— DATA PROVIDED —

════════════════════

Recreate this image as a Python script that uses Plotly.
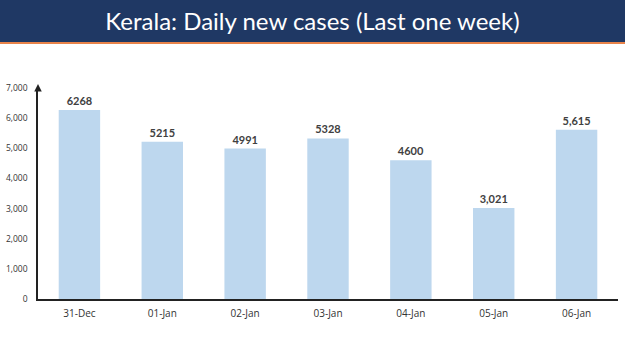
import plotly.graph_objects as go

dates = ["31-Dec", "01-Jan", "02-Jan", "03-Jan", "04-Jan", "05-Jan", "06-Jan"]
cases = [6268, 5215, 4991, 5328, 4600, 3021, 5615]
labels = ["6268", "5215", "4991", "5328", "4600", "3,021", "5,615"]
y_ticks = [0, 1000, 2000, 3000, 4000, 5000, 6000, 7000]

W, H = 625, 351
L, R, T, B = 38, 7, 88, 52
pw, ph = W - L - R, H - T - B

def px_x(p):
    return (p - L) / pw

def px_y(p):
    return 1 - (p - T) / ph

fig = go.Figure(go.Bar(
    x=dates, y=cases, text=labels, textposition="outside",
    textfont=dict(family="Lato", size=11, color="#404040"),
    texttemplate="<b>%{text}</b>",
    marker=dict(color="#bdd7ee", line=dict(width=0)),
    width=0.5, cliponaxis=False,
))

fig.update_layout(
    width=W, height=H,
    margin=dict(l=L, r=R, t=T, b=B),
    paper_bgcolor="white", plot_bgcolor="white",
    showlegend=False,
    title=dict(text="Kerala: Daily new cases (Last one week)",
               x=0.5, xanchor="center", xref="container",
               y=1 - 22 / H, yanchor="middle", yref="container",
               font=dict(family="Lato", size=24, color="white")),
    xaxis=dict(showline=True, linecolor="#222", linewidth=1.5,
               ticks="outside", ticklen=4, tickcolor="rgba(0,0,0,0)",
               tickfont=dict(family="Open Sans", size=10, color="#333"),
               showgrid=False),
    yaxis=dict(range=[0, 7000], tickvals=y_ticks, tickformat=",",
               showline=True, linecolor="#222", linewidth=1.5,
               ticks="outside", ticklen=7, tickcolor="rgba(0,0,0,0)",
               showgrid=False, zeroline=False,
               tickfont=dict(family="Open Sans", size=8.5, color="#333")),
    shapes=[
        dict(type="rect", xref="paper", yref="paper",
             x0=px_x(0), x1=px_x(W), y0=px_y(42), y1=px_y(0),
             fillcolor="#1f3864", line=dict(width=0), layer="below"),
        dict(type="rect", xref="paper", yref="paper",
             x0=px_x(0), x1=px_x(W), y0=px_y(44), y1=px_y(42),
             fillcolor="#e8834a", line=dict(width=0), layer="below"),
    ],
    annotations=[
        dict(x=0, y=px_y(84), xref="paper", yref="paper", ax=0, ay=6,
             showarrow=True, arrowhead=2, arrowsize=1, arrowwidth=1.5,
             arrowcolor="#222", text=""),
    ],
)

fig.write_html("out.html")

════════════════════

Without any pictures, reproduce the lines from the first one in the material through the line that has "return (p - L) / pw", exactly as they appear.

— TASK OUTPUT —
Recreate this image as a Python script that uses Plotly.
import plotly.graph_objects as go

dates = ["31-Dec", "01-Jan", "02-Jan", "03-Jan", "04-Jan", "05-Jan", "06-Jan"]
cases = [6268, 5215, 4991, 5328, 4600, 3021, 5615]
labels = ["6268", "5215", "4991", "5328", "4600", "3,021", "5,615"]
y_ticks = [0, 1000, 2000, 3000, 4000, 5000, 6000, 7000]

W, H = 625, 351
L, R, T, B = 38, 7, 88, 52
pw, ph = W - L - R, H - T - B

def px_x(p):
    return (p - L) / pw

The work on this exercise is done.